How do you make an incubator using the 'fish-tank method'?

Thanks


----------



## ANT (Nov 11, 2007)

i think yu put a small amount of water in the bottom of a ploy box with a fishtank heater in it and make a shelf/rack and place your tub of egs on top


----------



## Drummerkid (Sep 24, 2007)

ANT said:


> i think yu put a small amount of water in the bottom of a ploy box with a fishtank heater in it and make a shelf/rack and place your tub of egs on top


thanks, Is the shelf IN the water or above it?


----------



## ANT (Nov 11, 2007)

a little above it *i think*


----------



## AndyDaDude (Oct 30, 2007)

wouldnt this create like 100% humidity? not sure what you need for eggs tho...


----------



## ANT (Nov 11, 2007)

have a look here dude : victory: http://www.reptileforums.co.uk/equipment-supplies/36366-incubators.html


----------



## RepoUK (Jan 27, 2008)

Could anyone tell me what sized fish tank heater they have used for this?
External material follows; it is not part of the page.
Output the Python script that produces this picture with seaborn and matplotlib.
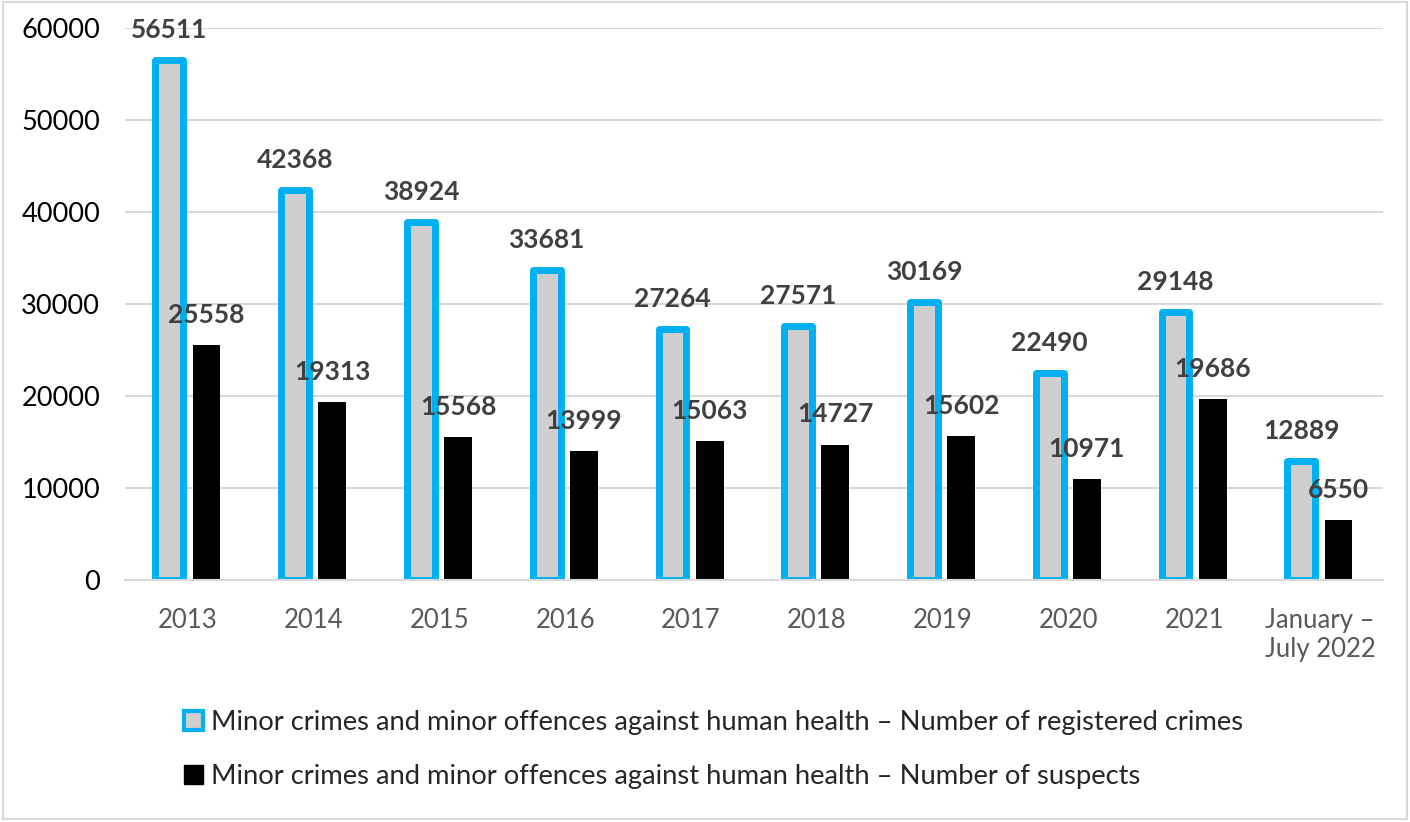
import matplotlib
matplotlib.use("Agg")
import matplotlib.pyplot as plt
import matplotlib.patches as mpatches
import seaborn as sns
import pandas as pd

# data
periods = ["2013", "2014", "2015", "2016", "2017", "2018", "2019", "2020", "2021",
           "January –\nJuly 2022"]
registered = [56511, 42368, 38924, 33681, 27264, 27571, 30169, 22490, 29148, 12889]
suspects = [25558, 19313, 15568, 13999, 15063, 14727, 15602, 10971, 19686, 6550]

label_reg = "Minor crimes and minor offences against human health – Number of registered crimes"
label_sus = "Minor crimes and minor offences against human health – Number of suspects"

df = pd.DataFrame({
    "period": periods * 2,
    "value": registered + suspects,
    "series": [label_reg] * len(periods) + [label_sus] * len(periods),
})

sns.set_theme(style="white")
plt.rcParams["font.family"] = ["Lato", "DejaVu Sans"]

fig = plt.figure(figsize=(14.1, 8.22), dpi=100)
ax = fig.add_axes([0.0887, 0.2944, 0.892, 0.6716])

sns.barplot(data=df, x="period", y="value", hue="series", order=periods,
            palette=["#d0cece", "#000000"], width=0.59, gap=0.25,
            legend=False, ax=ax)

blue = "#00b0f0"
for p in ax.containers[0]:
    p.set_edgecolor(blue)
    p.set_linewidth(5)
    p.set_joinstyle("round")
for p in ax.containers[1]:
    p.set_edgecolor("none")

# value labels
for cont, offs in zip(ax.containers, [13, 13]):
    for p in cont:
        h = p.get_height()
        ax.annotate(f"{int(h)}", (p.get_x() + p.get_width() / 2, h),
                    xytext=(0, offs), textcoords="offset points",
                    ha="center", va="bottom", fontsize=19, fontweight="bold",
                    color="#404040")

ax.set_ylim(0, 60000)
ax.set_xlim(-0.5, len(periods) - 0.5)
ax.set_yticks(range(0, 60001, 10000))
ax.yaxis.grid(True, color="#d9d9d9", linewidth=1.5)
ax.set_axisbelow(True)
for s in ["top", "right", "left"]:
    ax.spines[s].set_visible(False)
ax.spines["bottom"].set_color("#d9d9d9")
ax.spines["bottom"].set_linewidth(1.5)
ax.tick_params(axis="y", labelsize=19.5, labelcolor="black", length=0, pad=18)
ax.tick_params(axis="x", labelsize=18.5, labelcolor="#595959", length=0, pad=20)
ax.set_xlabel("")
ax.set_ylabel("")

handles = [
    mpatches.Patch(facecolor="#d0cece", edgecolor=blue, linewidth=3, label=label_reg),
    mpatches.Patch(facecolor="black", edgecolor="black", label=label_sus),
]
fig.legend(handles=handles, loc="upper left", bbox_to_anchor=(0.113, 0.166),
           frameon=False, fontsize=19.7, handlelength=0.7, handleheight=0.7,
           handletextpad=0.3, labelspacing=1.05)

# thin border round the whole figure
fig.patches.append(mpatches.Rectangle((0.002, 0.004), 0.996, 0.993, transform=fig.transFigure,
                                      fill=False, edgecolor="#d9d9d9", linewidth=1.5))

fig.savefig("out.png", dpi=100)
Would a 50W units like this:

Aquatics Warehouse UK TETRA AQUARIUM

Be enough for a DIY incubator like this:

DYI-Homemade Incubator


We're looking to incubate our first few leo gecko eggs and want all femlaes if possible so we're looking for a temp of 80F


TIA!


----------



## fishboy (Aug 7, 2007)

AndyDaDude said:


> wouldnt this create like 100% humidity? not sure what you need for eggs tho...


wouldn't 100% humidity be water? :lol2:


----------